Identity management is hard, although not impossible. By design there are an effectively infinite number of addresses that a person can generate to use as their public key, giving them the ability to assume as many identities as they would like. Even in permissioned blockchains where the identity of all the participants is known identity management may be difficult. There are two scenarios.

Determining Identities of consenting individuals:
Eventually there will likely be one or more organizations who provide identity oracle services on various blockchains. Multiple oracles should be used to attest to a persons identity. Oracles can be used to attest to any of the components of an individual’s identity that are currently being used: age, phone number, home address, driver’s license, etc. The difficulty of that organizations providing most of these services do not exist yet.
Determining Identities of non-consenting individuals:
Most cryptocurrencies are not anonymous.
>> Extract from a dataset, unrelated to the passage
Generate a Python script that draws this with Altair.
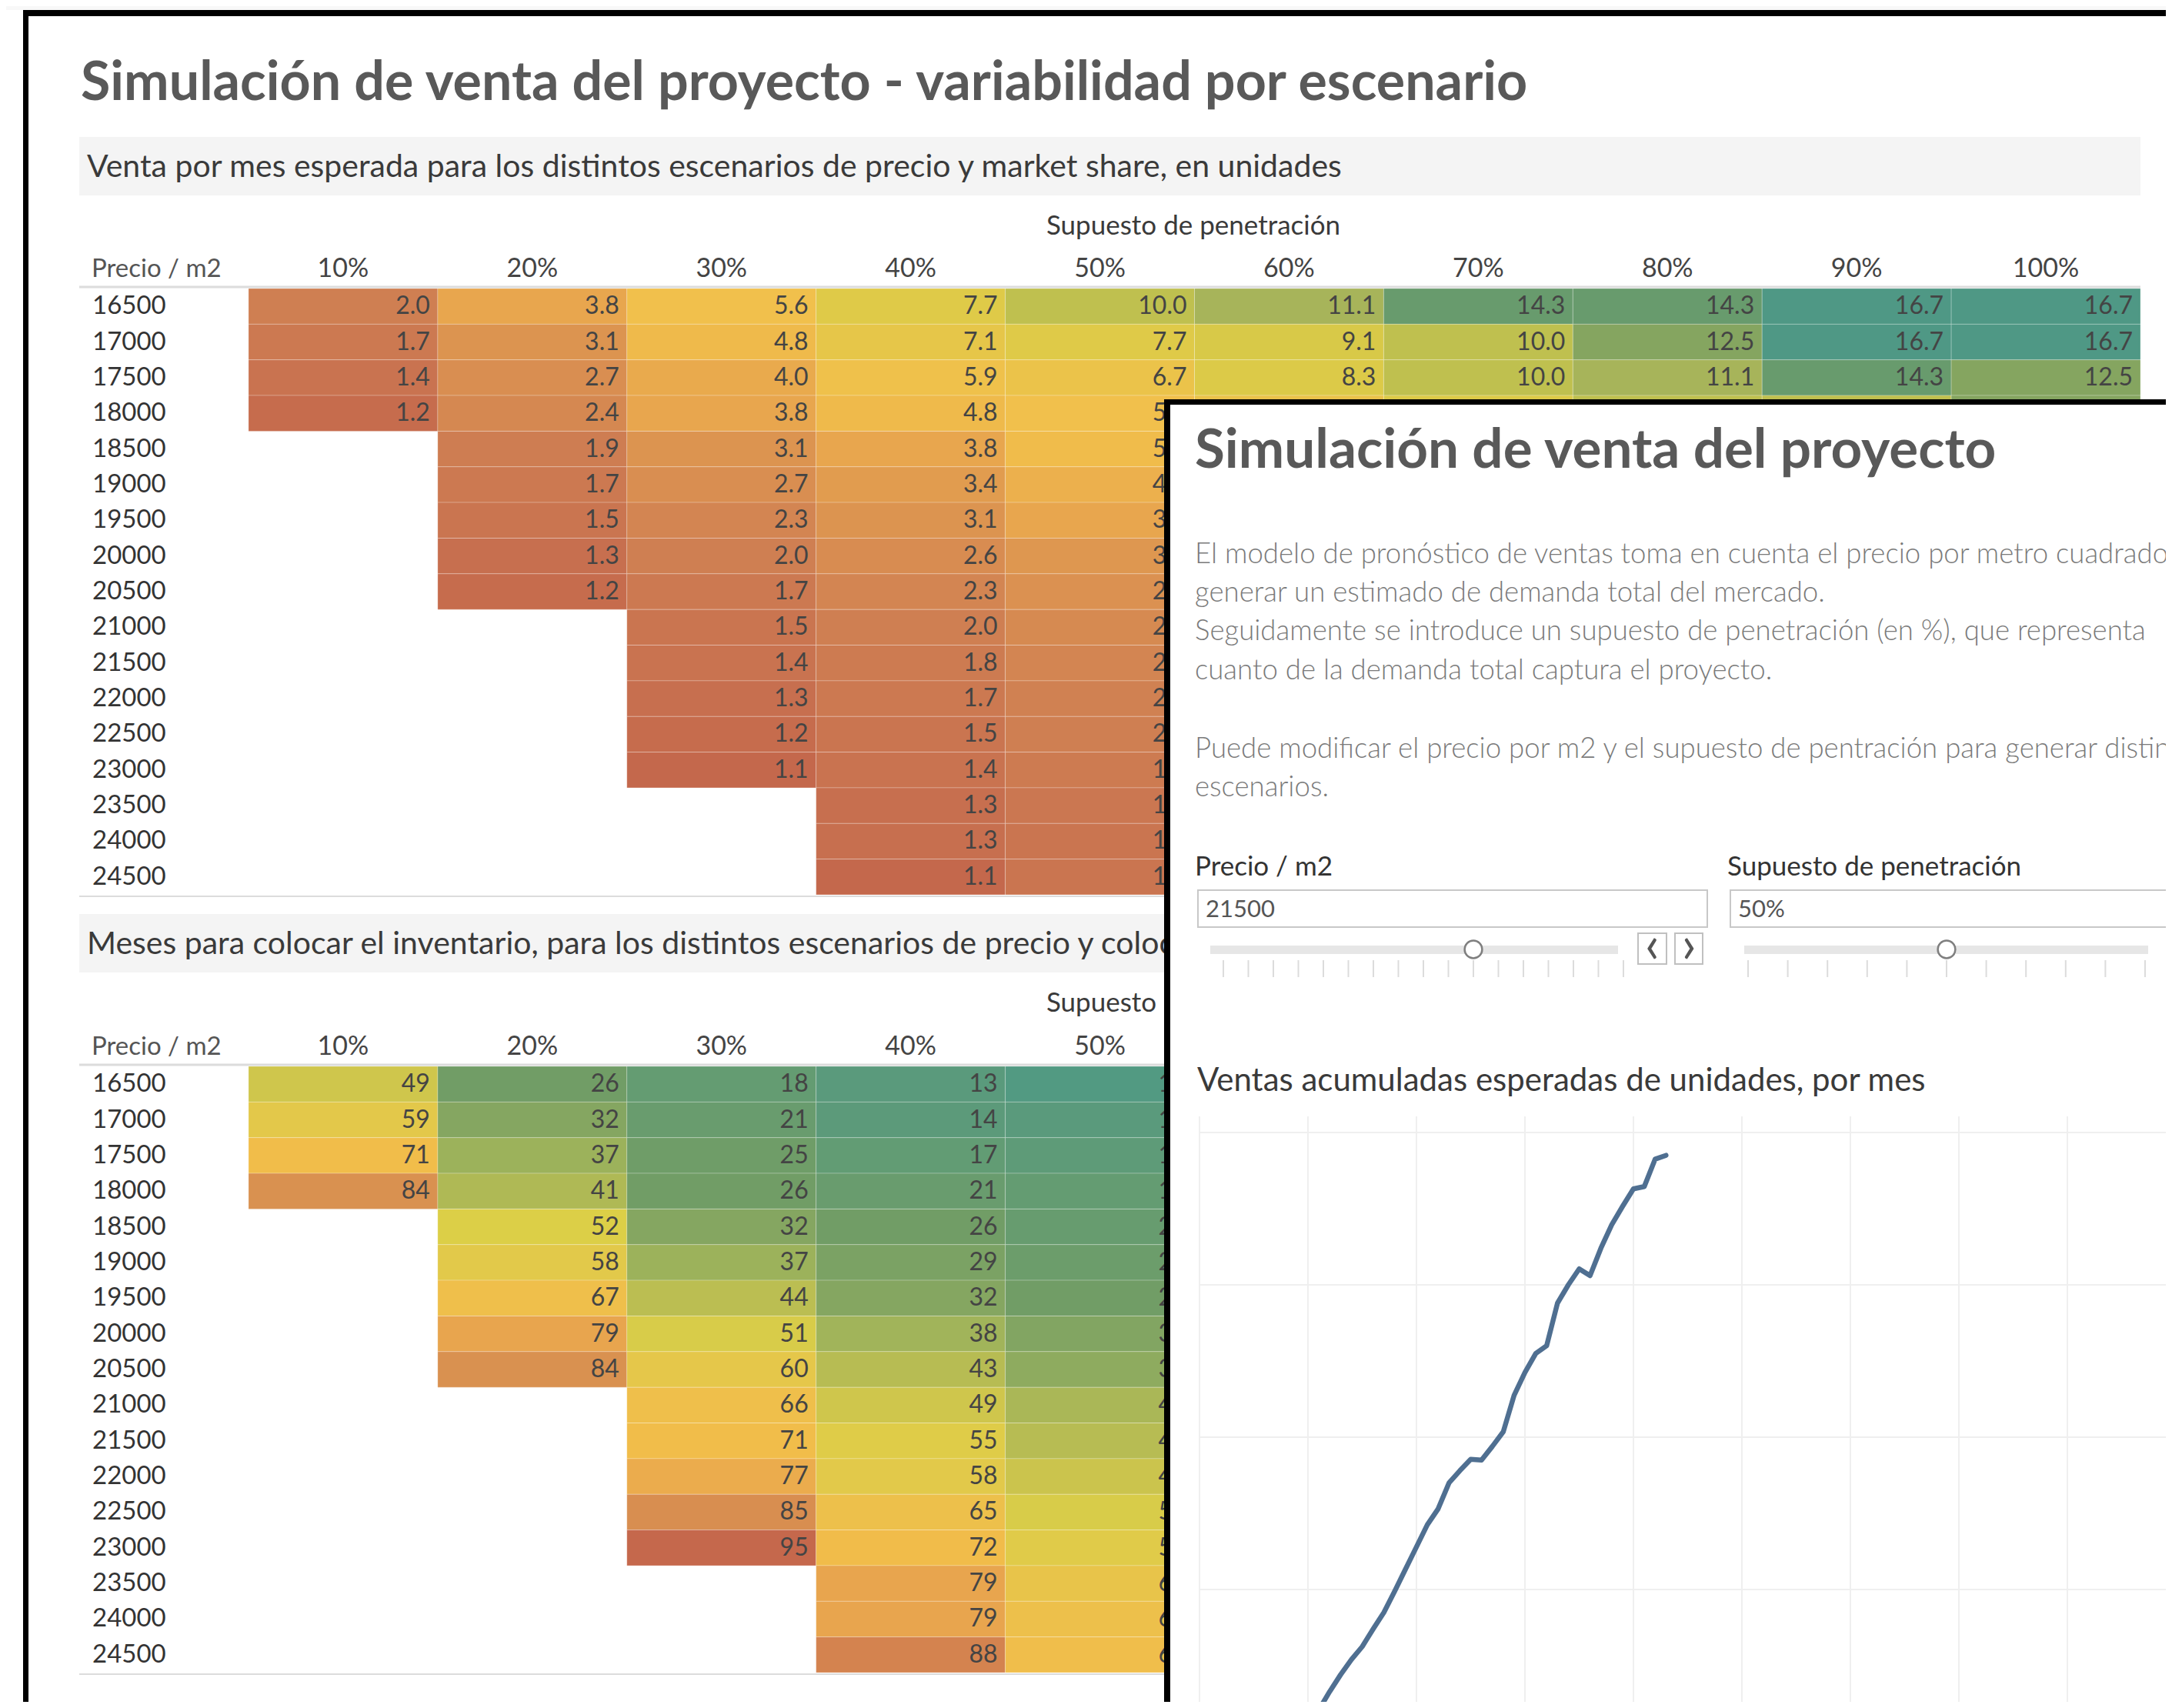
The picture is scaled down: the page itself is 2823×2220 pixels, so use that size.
import altair as alt
import pandas as pd

# ---------------- data ----------------
PRECIOS = [16500, 17000, 17500, 18000, 18500, 19000, 19500, 20000, 20500,
           21000, 21500, 22000, 22500, 23000, 23500, 24000, 24500]
PENETRACION = ["10%", "20%", "30%", "40%", "50%", "60%", "70%", "80%", "90%", "100%"]

# Venta por mes esperada (unidades) – one list per penetration column (None = empty cell)
VENTA_10 = [2.0, 1.7, 1.4, 1.2] + [None] * 13
VENTA_20 = [3.8, 3.1, 2.7, 2.4, 1.9, 1.7, 1.5, 1.3, 1.2] + [None] * 8
VENTA_30 = [5.6, 4.8, 4.0, 3.8, 3.1, 2.7, 2.3, 2.0, 1.7, 1.5, 1.4, 1.3, 1.2, 1.1] + [None] * 3
VENTA_40 = [7.7, 7.1, 5.9, 4.8, 3.8, 3.4, 3.1, 2.6, 2.3, 2.0, 1.8, 1.7, 1.5, 1.4, 1.3, 1.3, 1.1]
VENTA_50 = [10.0, 7.7, 6.7, 5.6, 5.0, 4.3, 3.8, 3.2, 2.9, 2.5, 2.3, 2.1, 2.0, 1.8, 1.6, 1.5, 1.5]
VENTA_60 = [11.1, 9.1, 8.3, 6.7, 5.9, 5.0, 4.5, 3.8, 3.4, 3.0, 2.7, 2.6, 2.3, 2.1, 1.9, 1.9, 1.7]
VENTA_70 = [14.3, 10.0, 10.0, 8.3, 6.7, 5.9, 5.3, 4.5, 4.0, 3.6, 3.1, 2.9, 2.7, 2.4, 2.2, 2.1, 2.0]
VENTA_80 = [14.3, 12.5, 11.1, 10.0, 7.7, 6.7, 6.3, 5.3, 4.5, 4.0, 3.6, 3.3, 3.0, 2.8, 2.5, 2.4, 2.3]
VENTA_90 = [16.7, 16.7, 14.3, 10.0, 9.1, 7.7, 7.1, 5.9, 5.3, 4.5, 4.0, 3.8, 3.4, 3.1, 2.9, 2.7, 2.6]
VENTA_100 = [16.7, 16.7, 12.5, 12.5, 10.0, 8.3, 7.7, 6.7, 5.9, 5.0, 4.5, 4.2, 3.8, 3.4, 3.1, 3.0, 2.9]

# Meses para colocar el inventario
MESES_10 = [49, 59, 71, 84] + [None] * 13
MESES_20 = [26, 32, 37, 41, 52, 58, 67, 79, 84] + [None] * 8
MESES_30 = [18, 21, 25, 26, 32, 37, 44, 51, 60, 66, 71, 77, 85, 95] + [None] * 3
MESES_40 = [13, 14, 17, 21, 26, 29, 32, 38, 43, 49, 55, 58, 65, 72, 79, 79, 88]
MESES_50 = [10, 13, 15, 18, 20, 23, 26, 31, 34, 40, 43, 48, 51, 56, 62, 65, 68]
MESES_60 = [9, 11, 12, 15, 17, 20, 22, 26, 29, 33, 37, 39, 44, 48, 53, 54, 59]
MESES_70 = [7, 10, 10, 12, 15, 17, 19, 22, 25, 28, 32, 34, 37, 41, 45, 47, 50]
MESES_80 = [7, 8, 9, 10, 13, 15, 16, 19, 22, 25, 28, 30, 33, 36, 40, 41, 44]
MESES_90 = [6, 6, 7, 10, 11, 13, 14, 17, 19, 22, 25, 26, 29, 32, 35, 37, 39]
MESES_100 = [6, 6, 8, 8, 10, 12, 13, 15, 17, 20, 22, 24, 26, 29, 32, 33, 35]

# Ventas acumuladas esperadas (precio 21500, penetración 50%)
MES = [1, 2, 3, 4, 5, 6, 7, 8, 9, 10, 11, 12, 13, 14, 15, 16, 17, 18, 19, 20, 21, 22,
       23, 24, 25, 26, 27, 28, 29, 30, 31, 32, 33, 34, 35, 36, 37, 38, 39, 40, 41, 42, 43]
ACUMULADAS = [2.3, 4.6, 6.9, 9.1, 11.4, 13.6, 15.8, 18.0, 20.1, 22.2, 24.2, 26.6, 28.8,
              30.8, 32.5, 34.8, 37.0, 39.8, 42.7, 45.6, 48.5, 50.6, 54.0, 55.6, 57.1, 57.0,
              58.8, 60.7, 65.5, 68.5, 71.0, 72.0, 77.6, 80.0, 82.1, 81.2, 84.8, 87.9, 90.3,
              92.6, 92.9, 96.5, 97.0]

SLIDER_PRECIO = 21500
SLIDER_PEN = 50
SLIDER_PEN_TICKS = [0, 10, 20, 30, 40, 50, 60, 70, 80, 90, 100]
GRID_MES = [0, 10, 20, 30, 40, 50, 60, 70, 80, 90]
GRID_UNID = [20, 40, 60, 80, 100]

# ---------------- styling ----------------
FONT = "Lato"
W, H = 2807, 2204

VENTA_DOMAIN = [1.1, 1.4, 2.0, 2.7, 3.1, 3.8, 4.8, 5.6, 6.7, 7.7, 9.1, 10.0, 11.1, 12.5, 14.3, 16.7]
VENTA_COLORS = ["#c4684c", "#c97350", "#cf7f52", "#d98e51", "#dc9450", "#e8a64e", "#efba4b",
                "#f1c04c", "#ebc34a", "#dfca48", "#d8c948", "#bfc04f", "#a7b45a", "#85a560",
                "#689b6d", "#4f9885"]
MESES_DOMAIN = [6, 10, 13, 18, 26, 32, 37, 41, 49, 52, 59, 66, 72, 79, 84, 88, 95]
MESES_COLORS = ["#4e9886", "#529a82", "#5a9a7c", "#649c72", "#719d66", "#85a661", "#9cb25b",
                "#afb955", "#cfc64c", "#dccf47", "#e3c84a", "#efbf4b", "#f1bc4a", "#e8a54e",
                "#d99150", "#d4834f", "#c5684c"]


def long_table(cols):
    rows = []
    for pen, vals in zip(PENETRACION, cols):
        for p, v in zip(PRECIOS, vals):
            if v is not None:
                rows.append({"pen": pen, "precio": p, "valor": v})
    return pd.DataFrame(rows)


venta_df = long_table([VENTA_10, VENTA_20, VENTA_30, VENTA_40, VENTA_50,
                       VENTA_60, VENTA_70, VENTA_80, VENTA_90, VENTA_100])
meses_df = long_table([MESES_10, MESES_20, MESES_30, MESES_40, MESES_50,
                       MESES_60, MESES_70, MESES_80, MESES_90, MESES_100])


def blank():
    return pd.DataFrame({"k": [0]})


def box(x, x2, y, y2, fill, stroke=None, sw=0):
    kw = dict(fill=fill)
    if stroke:
        kw.update(stroke=stroke, strokeWidth=sw)
    return alt.Chart(blank()).mark_rect(**kw).encode(
        x=alt.value(x), x2=alt.value(x2), y=alt.value(y), y2=alt.value(y2))


def hline(x, x2, y, color, sw):
    return alt.Chart(blank()).mark_rule(color=color, strokeWidth=sw).encode(
        x=alt.value(x), x2=alt.value(x2), y=alt.value(y))


def label(text, x, y, size, color="#444", weight="normal", align="left", baseline="alphabetic"):
    return alt.Chart(blank()).mark_text(
        text=text, font=FONT, fontSize=size, fontWeight=weight, color=color,
        align=align, baseline=baseline).encode(x=alt.value(x), y=alt.value(y))


def heatmap(df, y0, y1, fmt, domain, colors, header_y):
    xs = alt.Scale(type="band", domain=PENETRACION, range=[315, 2774], paddingInner=0, paddingOuter=0)
    ys = alt.Scale(type="band", domain=PRECIOS, range=[y0, y1], paddingInner=0, paddingOuter=0)
    base = alt.Chart(df)
    rect = base.mark_rect(stroke="white", strokeWidth=1, strokeOpacity=0.25).encode(
        x=alt.X("pen:O", scale=xs, axis=None),
        y=alt.Y("precio:O", scale=ys, axis=None),
        color=alt.Color("valor:Q", scale=alt.Scale(domain=domain, range=colors, interpolate="rgb"),
                        legend=None))
    vals = base.mark_text(align="right", baseline="middle", dx=-10, font=FONT, fontSize=32,
                          color="#444").encode(
        x=alt.X("pen:O", scale=xs, axis=None, bandPosition=1),
        y=alt.Y("precio:O", scale=ys, axis=None, bandPosition=0.5),
        text=alt.Text("valor:Q", format=fmt))
    rowlab = alt.Chart(pd.DataFrame({"precio": PRECIOS})).mark_text(
        align="left", baseline="middle", font=FONT, fontSize=33, color="#333").encode(
        x=alt.value(112),
        y=alt.Y("precio:O", scale=ys, axis=None, bandPosition=0.5),
        text=alt.Text("precio:O"))
    collab = alt.Chart(pd.DataFrame({"pen": PENETRACION})).mark_text(
        align="center", baseline="alphabetic", font=FONT, fontSize=34, color="#444").encode(
        x=alt.X("pen:O", scale=xs, axis=None, bandPosition=0.5),
        y=alt.value(header_y),
        text=alt.Text("pen:N"))
    return [rect, vals, rowlab, collab]


layers = []

# light strip above the frame and outer frame
layers.append(box(0, W + 20, -10, 5, "#f8f8f8"))
layers += [box(22, W + 20, 5, 13, "black"), box(22, 29, 5, H + 20, "black")]

# main title and section 1
layers.append(label("Simulación de venta del proyecto - variabilidad por escenario",
                    97, 122, 70, color="#595959", weight="bold"))
layers.append(box(95, 2774, 170, 246, "#f4f4f4"))
layers.append(label("Venta por mes esperada para los distintos escenarios de precio y market share, en unidades",
                    105, 222, 41, color="#3a3a3a"))
layers.append(label("Supuesto de penetración", 1543, 297, 35, color="#3a3a3a", align="center"))
layers.append(label("Precio / m2", 111, 352, 33, color="#555"))
layers += heatmap(venta_df, 367, 1155, ".1f", VENTA_DOMAIN, VENTA_COLORS, 352)
layers.append(hline(95, 2774, 365, "#dcdcdc", 3))
layers.append(hline(95, 2774, 1157, "#dcdcdc", 2))

# section 2
layers.append(box(95, 2774, 1180, 1256, "#f4f4f4"))
layers.append(label("Meses para colocar el inventario, para los distintos escenarios de precio y colocación",
                    105, 1232, 41, color="#3a3a3a"))
layers.append(label("Supuesto de penetración", 1543, 1307, 35, color="#3a3a3a", align="center"))
layers.append(label("Precio / m2", 111, 1363, 33, color="#555"))
layers += heatmap(meses_df, 1378, 2166, "d", MESES_DOMAIN, MESES_COLORS, 1363)
layers.append(hline(95, 2774, 1376, "#dcdcdc", 3))
layers.append(hline(95, 2774, 2168, "#dcdcdc", 2))

# overlay panel
layers.append(box(1505, W + 20, 511, H + 20, "black"))
layers.append(box(1513, W + 20, 518, H + 20, "white"))
layers.append(label("Simulación de venta del proyecto", 1545, 600, 71, color="#595959", weight="bold"))
PARRAFO = [
    ("El modelo de pronóstico de ventas toma en cuenta el precio por metro cuadrado para", 724),
    ("generar un estimado de demanda total del mercado.", 774),
    ("Seguidamente se introduce un supuesto de penetración (en %), que representa", 824),
    ("cuanto de la demanda total captura el proyecto.", 875),
    ("Puede modificar el precio por m2 y el supuesto de pentración para generar distintos", 977),
    ("escenarios.", 1027),
]
for txt, yy in PARRAFO:
    layers.append(label(txt, 1545, yy, 36.6, color="#7a7a7a", weight=300))

layers.append(label("Precio / m2", 1545, 1130, 35, color="#333"))
layers.append(label("Supuesto de penetración", 2237, 1130, 35, color="#333"))
layers.append(box(1549, 2211, 1149, 1197, "white", "#c8c8c8", 2))
layers.append(box(2241, W + 20, 1149, 1197, "white", "#c8c8c8", 2))
layers.append(label(str(SLIDER_PRECIO), 1559, 1184, 31, color="#555"))
layers.append(label(f"{SLIDER_PEN}%", 2251, 1184, 31, color="#555"))

# slider 1 (precio)
layers.append(box(1565, 2095, 1221, 1232, "#e6e6e6"))
xs_p = alt.Scale(domain=[PRECIOS[0], PRECIOS[-1]], range=[1582, 2102], nice=False, zero=False)
layers.append(alt.Chart(pd.DataFrame({"precio": PRECIOS})).mark_rule(color="#dcdcdc", strokeWidth=2).encode(
    x=alt.X("precio:Q", scale=xs_p, axis=None), y=alt.value(1240), y2=alt.value(1262)))
layers.append(alt.Chart(pd.DataFrame({"precio": [SLIDER_PRECIO]})).mark_point(
    shape="circle", filled=False, fill="white", fillOpacity=1, stroke="#7f7f7f", strokeWidth=2.5,
    size=520, opacity=1).encode(x=alt.X("precio:Q", scale=xs_p, axis=None), y=alt.value(1226)))
layers.append(box(2121, 2158, 1205, 1245, "white", "#c0c0c0", 2))
layers.append(box(2169, 2205, 1205, 1245, "white", "#c0c0c0", 2))
layers.append(label("‹", 2139.5, 1223, 68, color="#555", align="center", baseline="middle"))
layers.append(label("›", 2187, 1223, 68, color="#555", align="center", baseline="middle"))

# slider 2 (penetración)
layers.append(box(2259, 2784, 1221, 1232, "#e6e6e6"))
xs_s = alt.Scale(domain=[0, 100], range=[2264, 2780], nice=False, zero=False)
layers.append(alt.Chart(pd.DataFrame({"pct": SLIDER_PEN_TICKS})).mark_rule(color="#dcdcdc", strokeWidth=2).encode(
    x=alt.X("pct:Q", scale=xs_s, axis=None), y=alt.value(1240), y2=alt.value(1262)))
layers.append(alt.Chart(pd.DataFrame({"pct": [SLIDER_PEN]})).mark_point(
    shape="circle", filled=False, fill="white", fillOpacity=1, stroke="#7f7f7f", strokeWidth=2.5,
    size=520, opacity=1).encode(x=alt.X("pct:Q", scale=xs_s, axis=None), y=alt.value(1226)))

# line chart
layers.append(label("Ventas acumuladas esperadas de unidades, por mes", 1548, 1410, 42, color="#3a3a3a"))
xs_m = alt.Scale(domain=[0, 90], range=[1551, 2820], nice=False, zero=False)
ys_u = alt.Scale(domain=[0, 100], range=[2454, 1464], nice=False, zero=False)
layers.append(alt.Chart(pd.DataFrame({"mes": GRID_MES})).mark_rule(color="#efefef", strokeWidth=2).encode(
    x=alt.X("mes:Q", scale=xs_m, axis=None), y=alt.value(1443), y2=alt.value(H + 20)))
layers.append(alt.Chart(pd.DataFrame({"u": GRID_UNID})).mark_rule(color="#efefef", strokeWidth=2).encode(
    y=alt.Y("u:Q", scale=ys_u, axis=None), x=alt.value(1551), x2=alt.value(W + 20)))
layers.append(alt.Chart(pd.DataFrame({"mes": MES, "acum": ACUMULADAS})).mark_line(
    color="#4f6f91", strokeWidth=6.5, strokeJoin="round", strokeCap="round").encode(
    x=alt.X("mes:Q", scale=xs_m, axis=None),
    y=alt.Y("acum:Q", scale=ys_u, axis=None)))

chart = alt.layer(*layers).resolve_scale(
    x="independent", y="independent", color="independent"
).properties(width=W, height=H, padding=0, autosize="none", background="white"
).configure_view(strokeWidth=0)

chart.save("out.html", embed_options={"renderer": "svg", "actions": False})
Notable exeptions are Monero and Zcash which use different schemes to obscure the identity of the participants in a transaction as well as the amount transacted.

Multiple identities are nice when testing smart contracts as it lets you represent multiple parties, but for production systems you’ll need to write your own smart contract to handle identify or work with an outside company specialized in developing identity oracle solutions.

In Ethereum smart contracts are to be treated as first class citizens. By design the system tries to make it difficult to determine whether some address is a human account or another smart contract, and generally it shouldn’t matter. For arbitrary addresses your code should treat both the same.